Musk has said that a Falcon 9 rocket costs about $60 million to make, but only $200,000 to fuel. That means if the rocket could be reused, it could save SpaceX a great deal of money and make space exploration much more viable.
A reusable rocket dramatically reduces the costs of space exploration. Before it cut its Space Shuttle program, NASA said that sending a spacecraft to complete a mission cost around $1.6 billion per flight.
“SpaceX believes a fully and rapidly reusable rocket is the pivotal breakthrough needed to substantially reduce the cost of space access,” SpaceX wrote on its website in early 2015. “The majority of the launch cost comes from building the rocket, which flies only once.

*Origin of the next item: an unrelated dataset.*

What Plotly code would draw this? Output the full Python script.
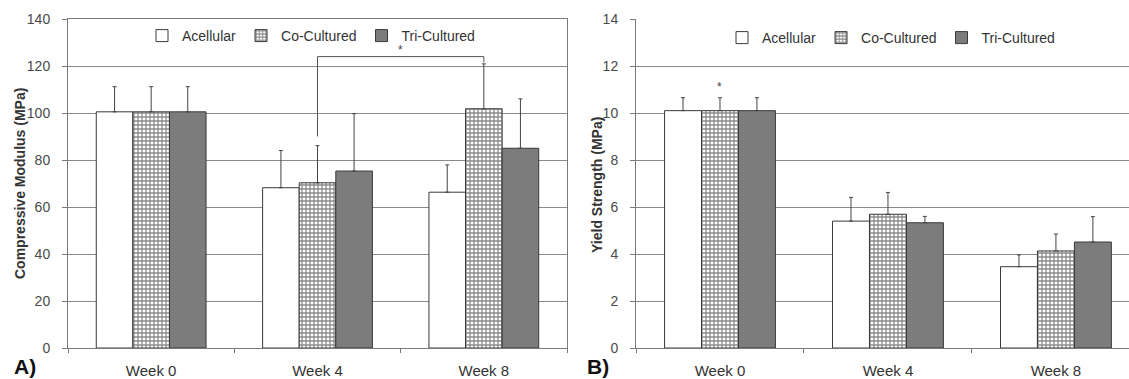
import plotly.graph_objects as go

# ---------------- data ----------------
weeks = ["Week 0", "Week 4", "Week 8"]
groups = ["Acellular", "Co-Cultured", "Tri-Cultured"]

# Panel A: compressive modulus (MPa), mean and +SD
mod_acellular = [100.5, 68.2, 66.3]
mod_acellular_err = [10.7, 15.8, 11.6]
mod_co = [100.5, 70.3, 101.8]
mod_co_err = [10.7, 15.8, 19.1]
mod_tri = [100.5, 75.3, 85.0]
mod_tri_err = [10.7, 24.4, 21.0]

# Panel B: yield strength (MPa), mean and +SD
ys_acellular = [10.1, 5.40, 3.46]
ys_acellular_err = [0.55, 1.01, 0.50]
ys_co = [10.1, 5.69, 4.13]
ys_co_err = [0.55, 0.93, 0.72]
ys_tri = [10.1, 5.33, 4.51]
ys_tri_err = [0.55, 0.27, 1.08]

# significance markers
a_bracket_from, a_bracket_to = 1, 2      # week index (co-cultured bars)
a_bracket_level = 124
a_bracket_left_foot = 90
a_bracket_right_foot = 121.5
a_star_level = 127
b_star_week = 0
b_star_level = 11.1

# ---------------- styles ----------------
FONT = "Liberation Sans, Arial, sans-serif"
GRID = "#8a8a8a"
AXIS = "#7a7a7a"
EDGE = "#3a3a3a"
TICKTXT = "#4a4a4a"

styles = {
    "Acellular": dict(color="white", line=dict(color=EDGE, width=1)),
    "Co-Cultured": dict(color="white", line=dict(color=EDGE, width=1),
                        pattern=dict(shape="+", size=4, solidity=0.55,
                                     fgcolor="#1a1a1a", bgcolor="white",
                                     fillmode="overlay")),
    "Tri-Cultured": dict(color="#7c7c7c", line=dict(color=EDGE, width=1)),
}

fig = go.Figure()

panelA = [(mod_acellular, mod_acellular_err), (mod_co, mod_co_err), (mod_tri, mod_tri_err)]
panelB = [(ys_acellular, ys_acellular_err), (ys_co, ys_co_err), (ys_tri, ys_tri_err)]

for name, (vals, errs) in zip(groups, panelA):
    fig.add_trace(go.Bar(
        x=weeks, y=vals, name=name, marker=styles[name],
        error_y=dict(type="data", array=errs, arrayminus=[0] * len(errs),
                     symmetric=False, color="#444444", thickness=1, width=2),
        xaxis="x", yaxis="y", legend="legend",
    ))

for name, (vals, errs) in zip(groups, panelB):
    fig.add_trace(go.Bar(
        x=weeks, y=vals, name=name, marker=styles[name],
        error_y=dict(type="data", array=errs, arrayminus=[0] * len(errs),
                     symmetric=False, color="#444444", thickness=1, width=2),
        xaxis="x2", yaxis="y2", legend="legend2",
    ))

W, H = 1129, 379
top_px, bot_px = 19, 348
ydom = [1 - bot_px / H, 1 - top_px / H]

common_x = dict(type="category", showline=True, linecolor=AXIS, linewidth=1,
                ticks="outside", tickson="boundaries", ticklen=4, tickcolor=AXIS,
                showgrid=False, tickfont=dict(family=FONT, size=15, color="#333333"),
                ticklabelstandoff=9, automargin=False)
common_y = dict(showline=True, linecolor=AXIS, linewidth=1, ticks="outside",
                ticklen=5, tickcolor=AXIS, showgrid=True, gridcolor=GRID,
                gridwidth=1.2, zeroline=False,
                tickfont=dict(family=FONT, size=14, color=TICKTXT),
                ticklabelstandoff=9, automargin=False)

fig.update_layout(
    width=W, height=H,
    margin=dict(l=0, r=0, t=0, b=0, pad=0, autoexpand=False),
    paper_bgcolor="white", plot_bgcolor="white",
    barmode="group", bargap=0.34, bargroupgap=0,
    xaxis=dict(domain=[68 / W, 567 / W], range=[-0.5, 2.5], mirror=True,
               anchor="y", **common_x),
    yaxis=dict(domain=ydom, range=[0, 140], dtick=20, mirror=True,
               anchor="x", **common_y),
    xaxis2=dict(domain=[636 / W, 1.0], range=[-0.5, 2.435], anchor="y2",
                **common_x),
    yaxis2=dict(domain=ydom, range=[0, 14], dtick=2, anchor="x2", **common_y),
    legend=dict(orientation="h", x=311 / W, y=1 - 36 / H, xanchor="center",
                yanchor="middle", bgcolor="rgba(0,0,0,0)",
                font=dict(family=FONT, size=14, color="#333333"),
                itemwidth=30, tracegroupgap=0),
    legend2=dict(orientation="h", x=891 / W, y=1 - 38 / H, xanchor="center",
                 yanchor="middle", bgcolor="rgba(0,0,0,0)",
                 font=dict(family=FONT, size=14, color="#333333"),
                 itemwidth=30, tracegroupgap=0),
)

# significance bracket in panel A
line_style = dict(color="#555555", width=1)
fig.add_shape(type="line", xref="x", yref="y", x0=a_bracket_from, x1=a_bracket_from,
              y0=a_bracket_left_foot, y1=a_bracket_level, line=line_style)
fig.add_shape(type="line", xref="x", yref="y", x0=a_bracket_from, x1=a_bracket_to,
              y0=a_bracket_level, y1=a_bracket_level, line=line_style)
fig.add_shape(type="line", xref="x", yref="y", x0=a_bracket_to, x1=a_bracket_to,
              y0=a_bracket_level, y1=a_bracket_right_foot, line=line_style)
fig.add_annotation(xref="x", yref="y", x=(a_bracket_from + a_bracket_to) / 2,
                   y=a_star_level, text="*", showarrow=False,
                   font=dict(family=FONT, size=12, color="#444444"))
fig.add_annotation(xref="x2", yref="y2", x=b_star_week, y=b_star_level, text="*",
                   showarrow=False, font=dict(family=FONT, size=12, color="#444444"))

# axis titles
fig.add_annotation(xref="paper", yref="paper", x=20 / W, y=1 - 184 / H,
                   xanchor="center", yanchor="middle",
                   text="<b>Compressive Modulus (MPa)</b>", textangle=-90,
                   showarrow=False, font=dict(family=FONT, size=14, color="#333333"))
fig.add_annotation(xref="paper", yref="paper", x=597 / W, y=1 - 185 / H,
                   xanchor="center", yanchor="middle",
                   text="<b>Yield Strength (MPa)</b>", textangle=-90,
                   showarrow=False, font=dict(family=FONT, size=14, color="#333333"))

# panel labels
fig.add_annotation(xref="paper", yref="paper", x=25 / W, y=1 - 366 / H,
                   xanchor="center", yanchor="middle",
                   text="<b>A)</b>", showarrow=False,
                   font=dict(family=FONT, size=21, color="#111111"))
fig.add_annotation(xref="paper", yref="paper", x=598 / W, y=1 - 366 / H,
                   xanchor="center", yanchor="middle",
                   text="<b>B)</b>", showarrow=False,
                   font=dict(family=FONT, size=21, color="#111111"))

fig.write_html("out.html",
               config={"displayModeBar": False},
               post_script="document.body.style.margin='0';"
                           "document.body.style.overflow='hidden';")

Compare that to a commercial airliner—each new plane costs about the same as Falcon 9, but can fly multiple times per day, and conduct tens of thousands of flights over its lifetime. Following the commercial model, a rapidly reusable space launch vehicle could reduce the cost of traveling to space by a hundredfold.”
The recent progress on SpaceX’s behalf appears to be worrying Russian officials.
Dmitry Rogozin, the Russian deputy prime minister in charge of the country’s defense ministry, said that Moscow is looking to make space exploration cheaper. He took a subtle shot at Musk but also praised him.
“The main goal today is to make space cheap,” Rogozin said, according to Bloomberg. “Competitors are stepping on our toes. Look at what billionaire Musk is doing with his projects.”
His comments likely were touching on SpaceX’s successful liftoff and landing of a reusable rocket.